A search-engine query normalizer. Inputs from users have inconsistent whitespace, varying word order. Reverse word order is a feature for “did-you-mean” inversion testing. In production: keep the original for display, normalize for indexing, and accept that the cost of String immutability in Java means hot paths use StringBuilder or even byte arrays directly.

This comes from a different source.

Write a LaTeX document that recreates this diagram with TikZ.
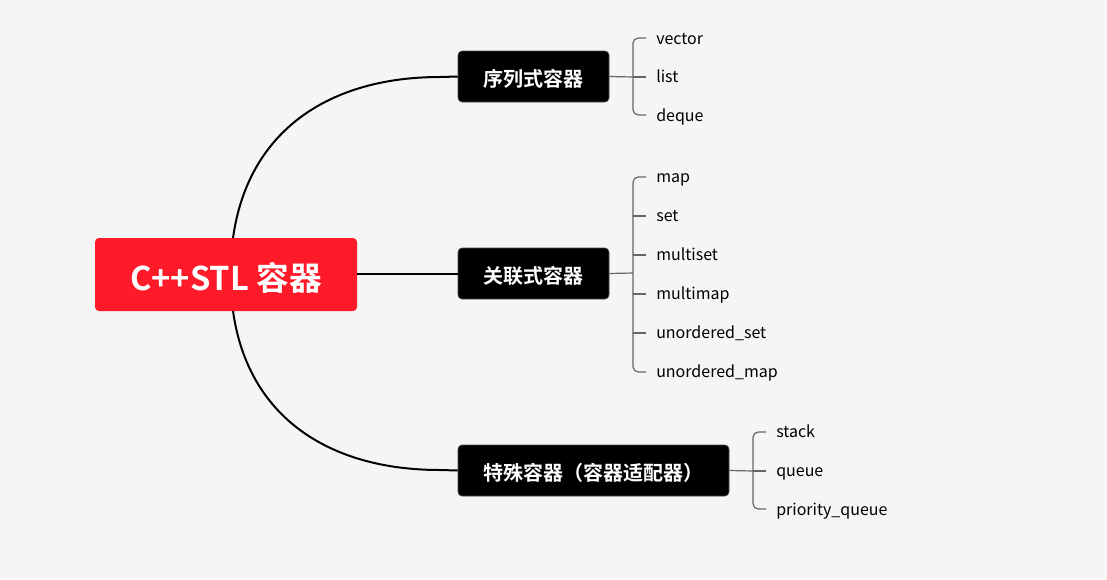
\documentclass[tikz,border=0pt]{standalone}
\usepackage{fontspec}
\setmainfont{Noto Sans CJK SC}
\newfontfamily\cjkb{Noto Sans CJK SC Bold}
\definecolor{bg}{HTML}{F5F5F5}
\definecolor{rootred}{HTML}{FF1A2A}
\definecolor{brk}{HTML}{666666}
\begin{document}
\begin{tikzpicture}[x=0.75pt,y=-0.75pt,
  rootbox/.style={fill=rootred,rounded corners=3pt,text=white,font=\cjkb\fontsize{24.5}{28}\selectfont,inner sep=0pt,text height=24pt,text depth=0.2pt},
  catbox/.style={fill=black,draw=black!70,rounded corners=3pt,text=white,font=\cjkb\fontsize{15}{18}\selectfont,inner sep=0pt,text height=16pt,text depth=0.3pt},
  leaf/.style={anchor=west,font=\fontsize{12}{14}\selectfont,inner sep=0pt,text=black,text height=9pt,text depth=1pt},
  trunk/.style={draw=black,line width=1.5pt},
  brace/.style={draw=brk,line width=0.9pt,rounded corners=4pt}]
\fill[bg] (0,0) rectangle (1107,579);
\useasboundingbox (0,0) rectangle (1107,579);
% root
\node[rootbox,minimum width=262*0.75pt,minimum height=73*0.75pt] (root) at (226,274.5) {C++STL 容器};
% categories
\node[catbox,minimum width=151*0.75pt,minimum height=51*0.75pt] (seq) at (533.5,76.5) {序列式容器};
\node[catbox,minimum width=151*0.75pt,minimum height=51*0.75pt] (assoc) at (533.5,273.5) {关联式容器};
\node[catbox,minimum width=271*0.75pt,minimum height=51*0.75pt,text width=221*0.75pt,align=left] (spec) at (593.5,470.5) {特殊容器（容器适配器）};
% trunk connectors
\coordinate (rt) at (233,238);
\coordinate (rb) at (233,311);
\draw[trunk] (rt) .. controls (248,130) and (330,77) .. (440,77) -- (seq.west);
\draw[trunk] (rb) .. controls (248,418) and (330,470) .. (440,470) -- (spec.west);
\draw[trunk] (root.east |- assoc.west) -- (assoc.west);
% leaves seq
\node[leaf] (v) at (656,39) {vector};
\node[leaf] (l) at (656,77) {list};
\node[leaf] (d) at (656,116) {deque};
\coordinate (sj) at (633,77);
\draw[brace] (seq.east) -- (sj);
\draw[brace] (646,38) -- (633,38) -- (633,115) -- (646,115);
\draw[brace] (sj) -- (646,77);
% leaves assoc
\node[leaf] (m1) at (656,177) {map};
\node[leaf] (m2) at (656,216) {set};
\node[leaf] (m3) at (656,255) {multiset};
\node[leaf] (m4) at (656,294) {multimap};
\node[leaf] (m5) at (656,333) {unordered\_set};
\node[leaf] (m6) at (656,372) {unordered\_map};
\coordinate (aj) at (633,273);
\draw[brace] (assoc.east) -- (aj);
\draw[brace] (646,177) -- (633,177) -- (633,372) -- (646,372);
\foreach \y in {216,255,294,333} \draw[brace] (633,\y) -- (646,\y);
% leaves spec
\node[leaf] (s1) at (776,432) {stack};
\node[leaf] (s2) at (776,471) {queue};
\node[leaf] (s3) at (776,510) {priority\_queue};
\coordinate (pj) at (753,471);
\draw[brace] (spec.east) -- (pj);
\draw[brace] (766,432) -- (753,432) -- (753,509) -- (766,509);
\draw[brace] (pj) -- (766,471);
\end{tikzpicture}
\end{document}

Language/Runtime Follow-ups

  • Python: s.split() (no args) is the magical normalizer. "".join(...) is a single allocation; never use += on str in a loop.
  • Java: String.split("\\s+") returns an array; String.trim() separately. Output via StringBuilder. String.join(" ", parts) is the modern one-liner.
  • Go: strings.Fields(s) splits on any whitespace and trims; strings.Join(parts, " ") rebuilds. Both are O(N).
  • C++: std::stringstream for tokenizing; build via std::string += , which has small-string optimization but still amortized O(N).
  • JS/TS: s.trim().split(/\s+/).reverse().join(' '). Beware: the empty-string case "".split(/\s+/) returns [""], not [].
  • Unicode subtlety: in Java/JS, length counts UTF-16 code units; '😀' is length 2. Doesn’t matter here unless emoji-as-word.

Common Bugs

  1. Off-by-one on whitespace — leaving a trailing space after join.
  2. s += c in a loop — O(N²) in Python, Java, JS. Catastrophic on large input.
  3. Splitting by ' ' instead of by whitespace"a b".split(' ') returns ["a", "", "b"] in Java/JS; you get empty tokens.
  4. Trim missed — leading whitespace becomes a leading empty token.
  5. Mutating the input — in some languages strings are immutable so this is a type error; in C++/Go-byte-slice it’s a semantic bug.

Debugging Strategy

  • Print the tokenized list. If it has empty strings, your splitter doesn’t collapse.
  • If output has trailing space, your join builds it manually rather than via the standard library.
  • Time on a 10^4 input. If it’s > 1 second, you have a quadratic concat hidden somewhere.

Mastery Criteria

  • Wrote the one-liner in 30 seconds and explained why each piece is needed.
  • Wrote the manual tokenizer in under 5 minutes.
  • Stated aloud “in this language, strings are immutable, so I will use a builder.”
  • Identified the difference between split(' ') and split('\\s+')/split() (no-arg).
  • Acknowledged the in-place char[] three-reversal alternative without writing it (or wrote it on follow-up).
  • Tested with " a b " and confirmed clean output.